== PROVIDED DATA ==

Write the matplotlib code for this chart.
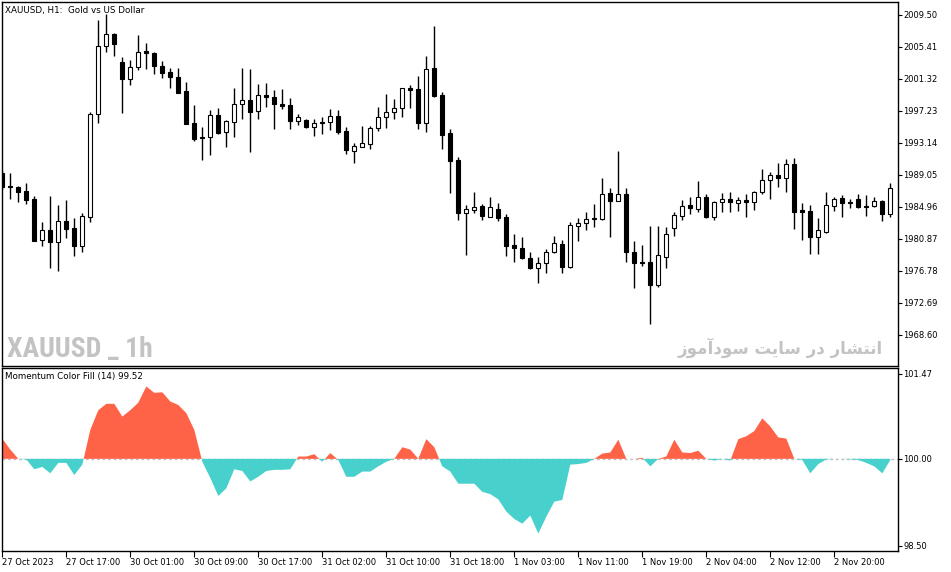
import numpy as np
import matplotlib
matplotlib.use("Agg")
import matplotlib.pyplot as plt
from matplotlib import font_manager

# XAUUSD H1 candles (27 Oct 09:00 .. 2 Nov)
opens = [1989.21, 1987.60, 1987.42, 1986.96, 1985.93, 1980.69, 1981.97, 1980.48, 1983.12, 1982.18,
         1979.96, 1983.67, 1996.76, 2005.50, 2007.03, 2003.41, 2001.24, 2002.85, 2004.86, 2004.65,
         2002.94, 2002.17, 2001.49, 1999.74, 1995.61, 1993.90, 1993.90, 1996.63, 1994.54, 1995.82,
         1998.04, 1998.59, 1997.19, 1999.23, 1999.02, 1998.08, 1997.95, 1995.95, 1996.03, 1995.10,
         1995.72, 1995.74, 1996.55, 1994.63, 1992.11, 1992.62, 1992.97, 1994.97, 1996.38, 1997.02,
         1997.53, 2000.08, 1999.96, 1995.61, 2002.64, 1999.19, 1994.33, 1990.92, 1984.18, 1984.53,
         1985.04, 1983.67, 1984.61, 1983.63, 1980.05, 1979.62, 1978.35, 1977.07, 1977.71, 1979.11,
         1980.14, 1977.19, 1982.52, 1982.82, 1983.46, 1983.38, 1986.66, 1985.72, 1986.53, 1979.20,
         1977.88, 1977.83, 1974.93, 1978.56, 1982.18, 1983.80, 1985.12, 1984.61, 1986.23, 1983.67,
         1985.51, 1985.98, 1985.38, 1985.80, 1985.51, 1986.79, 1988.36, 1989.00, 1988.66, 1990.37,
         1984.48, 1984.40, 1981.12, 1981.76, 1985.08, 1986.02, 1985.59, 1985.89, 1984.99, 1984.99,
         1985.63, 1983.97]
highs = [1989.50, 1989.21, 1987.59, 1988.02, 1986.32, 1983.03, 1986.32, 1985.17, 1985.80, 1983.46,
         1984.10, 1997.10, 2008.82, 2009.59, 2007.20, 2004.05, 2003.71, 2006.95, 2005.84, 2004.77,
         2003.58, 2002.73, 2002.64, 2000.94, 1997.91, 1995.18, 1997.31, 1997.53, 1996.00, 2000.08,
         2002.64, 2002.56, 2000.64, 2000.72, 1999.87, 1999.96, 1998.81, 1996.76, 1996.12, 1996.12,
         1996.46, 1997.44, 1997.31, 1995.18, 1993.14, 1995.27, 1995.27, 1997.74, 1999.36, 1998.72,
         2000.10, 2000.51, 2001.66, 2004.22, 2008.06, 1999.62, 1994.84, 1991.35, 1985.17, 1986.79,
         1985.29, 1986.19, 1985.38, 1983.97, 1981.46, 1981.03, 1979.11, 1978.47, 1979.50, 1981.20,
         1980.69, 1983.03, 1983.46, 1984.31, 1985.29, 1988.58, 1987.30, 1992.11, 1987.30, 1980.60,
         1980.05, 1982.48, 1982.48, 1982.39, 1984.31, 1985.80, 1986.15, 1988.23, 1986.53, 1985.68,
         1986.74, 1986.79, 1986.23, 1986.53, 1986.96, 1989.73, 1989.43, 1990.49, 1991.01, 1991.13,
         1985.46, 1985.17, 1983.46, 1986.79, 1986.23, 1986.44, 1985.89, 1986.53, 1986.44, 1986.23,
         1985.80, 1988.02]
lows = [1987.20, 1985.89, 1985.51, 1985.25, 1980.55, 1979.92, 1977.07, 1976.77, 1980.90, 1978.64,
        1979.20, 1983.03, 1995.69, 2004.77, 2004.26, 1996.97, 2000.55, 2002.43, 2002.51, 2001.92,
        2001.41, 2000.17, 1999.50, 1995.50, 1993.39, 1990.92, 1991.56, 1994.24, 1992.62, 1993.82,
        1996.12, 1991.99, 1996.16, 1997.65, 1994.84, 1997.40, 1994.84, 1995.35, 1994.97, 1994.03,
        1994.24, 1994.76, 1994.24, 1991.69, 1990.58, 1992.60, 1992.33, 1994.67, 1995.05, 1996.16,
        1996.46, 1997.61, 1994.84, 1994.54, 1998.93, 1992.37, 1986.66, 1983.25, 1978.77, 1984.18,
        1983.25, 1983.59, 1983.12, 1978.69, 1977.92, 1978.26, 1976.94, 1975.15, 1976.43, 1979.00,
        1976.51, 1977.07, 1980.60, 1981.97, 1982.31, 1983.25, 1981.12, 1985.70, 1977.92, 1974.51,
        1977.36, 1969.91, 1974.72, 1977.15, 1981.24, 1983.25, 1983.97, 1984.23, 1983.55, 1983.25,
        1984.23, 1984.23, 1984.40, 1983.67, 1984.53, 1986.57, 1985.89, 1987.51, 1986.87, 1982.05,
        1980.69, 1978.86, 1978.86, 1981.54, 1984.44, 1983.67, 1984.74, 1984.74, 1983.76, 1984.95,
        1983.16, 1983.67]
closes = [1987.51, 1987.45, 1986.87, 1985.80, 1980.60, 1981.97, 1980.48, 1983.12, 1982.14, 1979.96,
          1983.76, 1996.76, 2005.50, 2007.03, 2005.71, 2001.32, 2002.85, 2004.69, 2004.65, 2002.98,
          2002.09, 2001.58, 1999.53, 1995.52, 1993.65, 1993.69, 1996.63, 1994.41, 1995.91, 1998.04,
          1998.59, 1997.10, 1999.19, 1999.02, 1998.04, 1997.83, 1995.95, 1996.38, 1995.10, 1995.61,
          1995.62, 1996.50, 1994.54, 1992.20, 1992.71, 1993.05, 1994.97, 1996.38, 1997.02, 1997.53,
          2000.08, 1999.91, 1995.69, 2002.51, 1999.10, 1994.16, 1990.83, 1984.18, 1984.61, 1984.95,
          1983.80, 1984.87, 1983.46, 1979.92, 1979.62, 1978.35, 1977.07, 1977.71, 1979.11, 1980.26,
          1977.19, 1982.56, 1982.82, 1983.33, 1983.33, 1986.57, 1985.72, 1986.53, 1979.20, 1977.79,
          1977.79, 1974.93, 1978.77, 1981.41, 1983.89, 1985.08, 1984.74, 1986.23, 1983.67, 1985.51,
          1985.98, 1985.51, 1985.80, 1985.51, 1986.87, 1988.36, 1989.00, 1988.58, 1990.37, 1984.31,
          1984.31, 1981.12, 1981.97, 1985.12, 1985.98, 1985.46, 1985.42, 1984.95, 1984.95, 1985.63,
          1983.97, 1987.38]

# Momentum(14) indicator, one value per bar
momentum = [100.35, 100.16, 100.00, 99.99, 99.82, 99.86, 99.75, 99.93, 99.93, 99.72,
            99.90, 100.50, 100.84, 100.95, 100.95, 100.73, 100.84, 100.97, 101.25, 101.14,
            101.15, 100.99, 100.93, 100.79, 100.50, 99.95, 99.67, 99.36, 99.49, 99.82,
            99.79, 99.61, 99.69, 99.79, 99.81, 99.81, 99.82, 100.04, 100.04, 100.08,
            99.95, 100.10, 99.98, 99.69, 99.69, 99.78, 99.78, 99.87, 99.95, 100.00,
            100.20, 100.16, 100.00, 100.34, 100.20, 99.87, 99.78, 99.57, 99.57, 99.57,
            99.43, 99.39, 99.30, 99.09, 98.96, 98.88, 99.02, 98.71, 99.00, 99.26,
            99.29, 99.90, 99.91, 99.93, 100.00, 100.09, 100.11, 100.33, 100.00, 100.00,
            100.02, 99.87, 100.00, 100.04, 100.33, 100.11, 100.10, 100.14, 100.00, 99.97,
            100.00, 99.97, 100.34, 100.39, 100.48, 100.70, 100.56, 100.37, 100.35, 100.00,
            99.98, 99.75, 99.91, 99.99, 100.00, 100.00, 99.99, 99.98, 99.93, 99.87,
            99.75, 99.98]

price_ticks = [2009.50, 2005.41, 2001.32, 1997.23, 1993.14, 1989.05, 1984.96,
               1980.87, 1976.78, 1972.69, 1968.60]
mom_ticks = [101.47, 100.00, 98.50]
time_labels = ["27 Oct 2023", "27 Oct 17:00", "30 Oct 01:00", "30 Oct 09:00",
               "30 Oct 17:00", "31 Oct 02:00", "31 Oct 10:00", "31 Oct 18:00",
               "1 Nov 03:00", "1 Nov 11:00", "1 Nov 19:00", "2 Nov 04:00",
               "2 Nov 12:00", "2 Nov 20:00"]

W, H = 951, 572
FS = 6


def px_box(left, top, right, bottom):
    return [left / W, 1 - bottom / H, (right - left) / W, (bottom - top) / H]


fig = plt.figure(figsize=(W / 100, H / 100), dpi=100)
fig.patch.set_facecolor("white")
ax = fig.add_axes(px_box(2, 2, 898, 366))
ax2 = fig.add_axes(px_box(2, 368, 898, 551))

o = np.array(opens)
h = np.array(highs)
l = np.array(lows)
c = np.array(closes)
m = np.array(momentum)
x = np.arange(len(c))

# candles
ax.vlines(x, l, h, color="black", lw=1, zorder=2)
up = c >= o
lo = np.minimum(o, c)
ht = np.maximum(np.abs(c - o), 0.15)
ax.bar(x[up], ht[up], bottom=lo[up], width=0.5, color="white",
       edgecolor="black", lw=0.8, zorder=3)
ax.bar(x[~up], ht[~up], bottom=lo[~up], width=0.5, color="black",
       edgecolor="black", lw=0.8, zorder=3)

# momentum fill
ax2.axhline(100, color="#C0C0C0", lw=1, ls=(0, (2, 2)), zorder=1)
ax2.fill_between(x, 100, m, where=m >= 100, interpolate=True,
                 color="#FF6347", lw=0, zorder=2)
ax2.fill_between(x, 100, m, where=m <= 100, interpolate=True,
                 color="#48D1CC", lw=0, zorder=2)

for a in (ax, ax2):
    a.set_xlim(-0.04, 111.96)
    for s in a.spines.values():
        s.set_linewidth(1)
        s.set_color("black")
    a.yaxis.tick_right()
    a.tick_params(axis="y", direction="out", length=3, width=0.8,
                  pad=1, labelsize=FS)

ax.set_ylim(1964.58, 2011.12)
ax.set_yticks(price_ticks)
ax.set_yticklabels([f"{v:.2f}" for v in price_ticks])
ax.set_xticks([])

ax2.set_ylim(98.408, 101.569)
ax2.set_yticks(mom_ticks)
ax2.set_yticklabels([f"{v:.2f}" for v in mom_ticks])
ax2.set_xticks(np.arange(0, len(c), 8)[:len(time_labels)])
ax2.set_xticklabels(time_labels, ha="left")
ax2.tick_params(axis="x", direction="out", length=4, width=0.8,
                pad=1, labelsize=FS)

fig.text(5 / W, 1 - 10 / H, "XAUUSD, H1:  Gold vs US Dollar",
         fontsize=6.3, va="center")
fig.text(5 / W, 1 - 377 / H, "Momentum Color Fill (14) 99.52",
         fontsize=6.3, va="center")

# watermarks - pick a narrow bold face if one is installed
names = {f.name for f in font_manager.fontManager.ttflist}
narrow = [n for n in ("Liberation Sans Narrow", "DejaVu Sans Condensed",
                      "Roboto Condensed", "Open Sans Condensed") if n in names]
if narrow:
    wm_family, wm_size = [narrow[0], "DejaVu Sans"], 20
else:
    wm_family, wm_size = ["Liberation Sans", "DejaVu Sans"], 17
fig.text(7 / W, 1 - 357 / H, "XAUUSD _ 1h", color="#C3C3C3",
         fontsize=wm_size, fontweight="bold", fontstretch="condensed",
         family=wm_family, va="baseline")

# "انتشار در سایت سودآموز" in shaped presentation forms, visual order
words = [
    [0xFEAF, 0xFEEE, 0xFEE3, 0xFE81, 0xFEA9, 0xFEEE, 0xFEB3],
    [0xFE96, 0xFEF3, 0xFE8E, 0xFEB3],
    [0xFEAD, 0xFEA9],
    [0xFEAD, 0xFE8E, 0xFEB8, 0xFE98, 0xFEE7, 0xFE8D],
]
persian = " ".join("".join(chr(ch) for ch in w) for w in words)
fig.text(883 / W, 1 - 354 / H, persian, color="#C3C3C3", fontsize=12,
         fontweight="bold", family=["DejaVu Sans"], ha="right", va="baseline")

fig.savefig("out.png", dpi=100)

===

• _CHALLENGE_
Locate the lines above that hold the word "chart". Show every one of them.

• _RESULT FOR THIS TASK_
Write the matplotlib code for this chart.

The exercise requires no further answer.